PROBLEM DESCRIPTION
Copy exactly the lines from the start of the material through the line with "0.121, 0.085, 0.048];". Pictures stay out of the copy.

___ SUPPLIED INFORMATION ___

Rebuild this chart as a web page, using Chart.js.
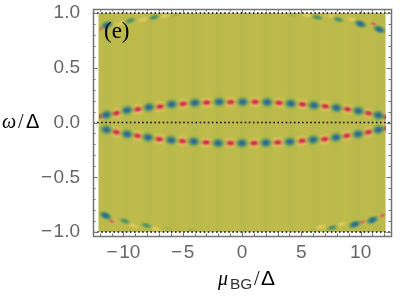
<!DOCTYPE html>
<html>
<head>
<meta charset="UTF-8">
<title>(e)</title>
<script src="https://cdn.jsdelivr.net/npm/chart.js"></script>
<style>
  body { margin: 0; background: #fff; }
  canvas { display: block; }
</style>
</head>
<body>
<canvas id="myChart" width="400" height="297"></canvas>
<script>
// tick labels
var xTicks = [-10, -5, 0, 5, 10];
var yTicks = [-1, -0.5, 0, 0.5, 1];
var xMinor = [-12, -11, -9, -8, -7, -6, -4, -3, -2, -1, 1, 2, 3, 4, 6, 7, 8, 9, 11, 12];
var yMinor = [-0.9, -0.8, -0.7, -0.6, -0.4, -0.3, -0.2, -0.1, 0.1, 0.2, 0.3, 0.4, 0.6, 0.7, 0.8, 0.9];

// band above zero
var upBlueX = [-11.43, -9.69, -7.85, -5.93, -3.97, -1.93, 0.06, 2.12, 4.11, 6.06, 7.96, 9.81, 11.49];
var upBlueY = [0.07, 0.112, 0.139, 0.166, 0.179, 0.188, 0.188, 0.185, 0.173, 0.157, 0.134, 0.106, 0.066];
var upRedX = [-12.04, -10.6, -8.79, -6.92, -4.96, -2.98, -0.97, 1.1, 3.12, 5.1, 7.02, 8.9, 10.66, 12.15];
var upRedY = [0.055, 0.085, 0.121, 0.145, 0.17, 0.182, 0.186, 0.188, 0.179, 0.166, 0.148, 0.121, 0.085, 0.048];

// band below zero
var lowBlueX = [-11.43, -9.69, -7.93, -5.97, -4.07, -2.01, 0, 2.01, 4.03, 6.0, 7.93, 9.78, 11.51];
var lowBlueY = [-0.066, -0.106, -0.136, -0.161, -0.173, -0.188, -0.188, -0.185, -0.176, -0.158, -0.136, -0.106, -0.066];
var lowRedX = [-10.6, -8.82, -6.98, -5.02, -3.03, -0.97, 1.02, 3.02, 5.06, 6.97, 8.82, 10.66, 12.15];
var lowRedY = [-0.088, -0.121, -0.152, -0.17, -0.182, -0.188, -0.188, -0.182, -0.167, -0.152, -0.121, -0.088, -0.052];

// pieces along the top and bottom edges
var edgeBlueX = [-11.4, 11.57, 9.98, -11.5, 10.99, 9.5];
var edgeBlueY = [0.89, 0.85, 0.90, -0.85, -0.89, -0.93];
var edgeGreenX = [-9.42, -7.4, 8.12, 6.34, -9.87, -8.05, 7.6];
var edgeGreenY = [0.93, 0.96, 0.94, 0.96, -0.90, -0.94, -0.96];
var edgeFaintX = [-5.65, 4.3, -6.3, -4.3, 6.2];
var edgeFaintY = [0.98, 0.98, -0.965, -0.98, -0.97];
var edgeRedX = [-11.9, 11.1, -11, 10.15, 11.85];
var edgeRedY = [0.855, 0.90, -0.90, -0.91, -0.85];
var edgeYellowX = [-10.2, -8.3, -6.5, 9.3, 7.6, 5.45, -9.2, -7.3, 8.35, 6.6];
var edgeYellowY = [0.905, 0.94, 0.97, 0.94, 0.965, 0.98, -0.94, -0.97, -0.93, -0.955];

var bgColor = '#bdbb4c';
var frameColor = '#737373';
var labelColor = '#666666';

function blob(w, h, stops) {
    var c = document.createElement('canvas');
    c.width = w;
    c.height = h;
    var g = c.getContext('2d');
    g.translate(w / 2, h / 2);
    g.scale(w / 2, h / 2);
    var rad = g.createRadialGradient(0, 0, 0, 0, 0, 1);
    for (var i = 0; i < stops.length; i++) {
        rad.addColorStop(stops[i][0], stops[i][1]);
    }
    g.fillStyle = rad;
    g.fillRect(-1, -1, 2, 2);
    return c;
}

function stripe(color) {
    var c = document.createElement('canvas');
    c.width = 12;
    c.height = 224;
    var g = c.getContext('2d');
    var lin = g.createLinearGradient(0, 0, 12, 0);
    lin.addColorStop(0, 'rgba(' + color + ',0)');
    lin.addColorStop(0.5, 'rgba(' + color + ',0.04)');
    lin.addColorStop(1, 'rgba(' + color + ',0)');
    g.fillStyle = lin;
    g.fillRect(0, 0, 12, 224);
    return c;
}

var blueSprite = blob(20, 15, [[0, 'rgba(48,95,165,1)'], [0.2, 'rgba(54,108,145,1)'], [0.42, 'rgba(72,142,108,0.8)'], [0.7, 'rgba(125,170,85,0.3)'], [1, 'rgba(189,187,76,0)']]);
var redSprite = blob(22, 13, [[0, 'rgba(208,40,85,1)'], [0.22, 'rgba(212,58,80,1)'], [0.4, 'rgba(230,140,85,0.75)'], [0.7, 'rgba(232,205,95,0.45)'], [1, 'rgba(189,187,76,0)']]);
var greenSprite = blob(16, 8, [[0, 'rgba(60,135,105,1)'], [0.45, 'rgba(85,150,95,0.7)'], [1, 'rgba(189,187,76,0)']]);
var faintSprite = blob(15, 6, [[0, 'rgba(130,168,88,0.7)'], [1, 'rgba(189,187,76,0)']]);
var yellowSprite = blob(17, 7, [[0, 'rgba(232,205,100,0.9)'], [0.5, 'rgba(228,205,95,0.5)'], [1, 'rgba(189,187,76,0)']]);
var edgeRedSprite = blob(10, 6, [[0, 'rgba(210,60,85,1)'], [0.4, 'rgba(225,120,90,0.8)'], [1, 'rgba(189,187,76,0)']]);
var edgeBlueSprite = blob(17, 10, [[0, 'rgba(48,95,165,1)'], [0.3, 'rgba(55,115,140,1)'], [0.6, 'rgba(80,150,100,0.7)'], [1, 'rgba(189,187,76,0)']]);

function zip(xs, ys) {
    return xs.map(function (x, i) { return { x: x, y: ys[i] }; });
}

function bandAt(xs, value) {
    return xs.map(function (x) { return { x: x, y: value }; });
}

// image region stays inside the frame, the same gap on every dataset
var imageClip = { left: -6, right: -5, top: -4, bottom: -4 };

function marks(data, sprite, rotation, order) {
    return {
        data: data,
        pointStyle: sprite,
        pointRadius: 8,
        rotation: rotation,
        clip: imageClip,
        order: order
    };
}

function tiltUp(ctx) { return ctx.raw.x * 1.1; }
function tiltLow(ctx) { return -ctx.raw.x * 1.1; }
function tiltEdge(ctx) { return ctx.raw.y > 0 ? ctx.raw.x * 2 : -ctx.raw.x * 2; }

function dotted(value) {
    return {
        data: [{ x: -12.56, y: value }, { x: 12.56, y: value }],
        showLine: true,
        pointRadius: 0,
        borderColor: '#000000',
        borderWidth: 1.5,
        borderDash: [1.5, 2.6],
        order: 0
    };
}

var imagePlugin = {
    id: 'imagePlugin',
    beforeDatasetsDraw: function (chart) {
        var c = chart.ctx, sx = chart.scales.x, sy = chart.scales.y;
        c.save();
        c.fillStyle = bgColor;
        c.fillRect(sx.getPixelForValue(-12.1), sy.getPixelForValue(1), sx.getPixelForValue(12.1) - sx.getPixelForValue(-12.1), sy.getPixelForValue(-1) - sy.getPixelForValue(1));
        c.restore();
    },
    afterDatasetsDraw: function (chart) {
        var c = chart.ctx, a = chart.chartArea, sx = chart.scales.x, sy = chart.scales.y;
        c.save();
        c.strokeStyle = frameColor;
        c.lineWidth = 1.5;
        c.strokeRect(a.left + 0.5, a.top + 0.5, a.right - a.left, a.bottom - a.top);
        c.lineWidth = 1;

        function xTick(v, len) {
            var p = Math.round(sx.getPixelForValue(v)) + 0.5;
            c.beginPath();
            c.moveTo(p, a.bottom); c.lineTo(p, a.bottom - len);
            c.moveTo(p, a.top); c.lineTo(p, a.top + len);
            c.stroke();
        }
        function yTick(v, len) {
            var p = Math.round(sy.getPixelForValue(v)) + 0.5;
            c.beginPath();
            c.moveTo(a.left, p); c.lineTo(a.left + len, p);
            c.moveTo(a.right, p); c.lineTo(a.right - len, p);
            c.stroke();
        }
        xMinor.forEach(function (v) { xTick(v, 2.5); });
        xTicks.forEach(function (v) { xTick(v, 4.5); });
        yMinor.forEach(function (v) { yTick(v, 2.5); });
        yTicks.forEach(function (v) { yTick(v, 4.5); });

        // labels with mixed fonts
        c.fillStyle = '#000000';
        c.textBaseline = 'alphabetic';
        c.font = '23px "Liberation Serif"';
        c.fillText('(e)', 104, 38);

        c.font = 'italic 20px "Liberation Serif"';
        c.fillText('ω', 2, 128);
        c.font = '20px "Liberation Serif"';
        c.fillText('/', 18, 128);
        c.font = '20px "Liberation Sans"';
        c.fillText('Δ', 26, 128);

        c.font = 'italic 20px "Liberation Serif"';
        c.fillText('μ', 218, 285);
        c.font = '15.5px "Liberation Sans"';
        c.fillStyle = '#333333';
        c.fillText('BG', 230, 289);
        c.fillStyle = '#000000';
        c.font = '20px "Liberation Serif"';
        c.fillText('/', 254, 285);
        c.font = '21px "Liberation Sans"';
        c.fillText('Δ', 261, 285);
        c.restore();
    }
};

function noPadding(s) {
    s.paddingLeft = 0;
    s.paddingRight = 0;
    s.paddingTop = 0;
    s.paddingBottom = 0;
}

new Chart(document.getElementById('myChart'), {
    type: 'scatter',
    data: {
        datasets: [
            dotted(1), dotted(0), dotted(-1),
            marks(zip(upBlueX, upBlueY), blueSprite, tiltUp, 1),
            marks(zip(upRedX, upRedY), redSprite, tiltUp, 2),
            marks(zip(lowBlueX, lowBlueY), blueSprite, tiltLow, 1),
            marks(zip(lowRedX, lowRedY), redSprite, tiltLow, 2),
            marks(zip(edgeBlueX, edgeBlueY), edgeBlueSprite, tiltEdge, 3),
            marks(zip(edgeRedX, edgeRedY), edgeRedSprite, tiltEdge, 3),
            marks(zip(edgeGreenX, edgeGreenY), greenSprite, tiltEdge, 4),
            marks(zip(edgeYellowX, edgeYellowY), yellowSprite, tiltEdge, 4),
            marks(zip(edgeFaintX, edgeFaintY), faintSprite, tiltEdge, 4),
            marks(bandAt(upBlueX, 0), stripe('70,130,100'), 0, 5),
            marks(bandAt(upRedX, 0), stripe('235,205,95'), 0, 5)
        ]
    },
    options: {
        responsive: false,
        animation: false,
        layout: { padding: { top: 8, right: 3, left: 0, bottom: 0 } },
        plugins: { legend: { display: false }, tooltip: { enabled: false } },
        scales: {
            x: {
                type: 'linear',
                min: -12.56,
                max: 12.56,
                grid: { display: false },
                border: { display: false },
                afterBuildTicks: function (s) { s.ticks = xTicks.map(function (v) { return { value: v }; }); },
                afterFit: function (s) { s.height = 61; noPadding(s); },
                ticks: {
                    color: labelColor,
                    padding: -3,
                    maxRotation: 0,
                    font: { family: '"Liberation Sans"', size: 19 },
                    callback: function (v) { return v < 0 ? '\u2212\u200a' + (-v) : String(v); }
                }
            },
            y: {
                type: 'linear',
                min: -1.036,
                max: 1.036,
                grid: { display: false },
                border: { display: false },
                afterBuildTicks: function (s) { s.ticks = yTicks.map(function (v) { return { value: v }; }); },
                afterFit: function (s) { s.width = 93; noPadding(s); },
                ticks: {
                    color: labelColor,
                    padding: 5,
                    font: { family: '"Liberation Sans"', size: 19 },
                    callback: function (v) { return v < 0 ? '\u2212\u200a' + (-v).toFixed(1) : v.toFixed(1); }
                }
            }
        }
    },
    plugins: [imagePlugin]
});
</script>
</body>
</html>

___

WRITTEN RESPONSE
Rebuild this chart as a web page, using Chart.js.
<!DOCTYPE html>
<html>
<head>
<meta charset="UTF-8">
<title>(e)</title>
<script src="https://cdn.jsdelivr.net/npm/chart.js"></script>
<style>
  body { margin: 0; background: #fff; }
  canvas { display: block; }
</style>
</head>
<body>
<canvas id="myChart" width="400" height="297"></canvas>
<script>
// tick labels
var xTicks = [-10, -5, 0, 5, 10];
var yTicks = [-1, -0.5, 0, 0.5, 1];
var xMinor = [-12, -11, -9, -8, -7, -6, -4, -3, -2, -1, 1, 2, 3, 4, 6, 7, 8, 9, 11, 12];
var yMinor = [-0.9, -0.8, -0.7, -0.6, -0.4, -0.3, -0.2, -0.1, 0.1, 0.2, 0.3, 0.4, 0.6, 0.7, 0.8, 0.9];

// band above zero
var upBlueX = [-11.43, -9.69, -7.85, -5.93, -3.97, -1.93, 0.06, 2.12, 4.11, 6.06, 7.96, 9.81, 11.49];
var upBlueY = [0.07, 0.112, 0.139, 0.166, 0.179, 0.188, 0.188, 0.185, 0.173, 0.157, 0.134, 0.106, 0.066];
var upRedX = [-12.04, -10.6, -8.79, -6.92, -4.96, -2.98, -0.97, 1.1, 3.12, 5.1, 7.02, 8.9, 10.66, 12.15];
var upRedY = [0.055, 0.085, 0.121, 0.145, 0.17, 0.182, 0.186, 0.188, 0.179, 0.166, 0.148, 0.121, 0.085, 0.048];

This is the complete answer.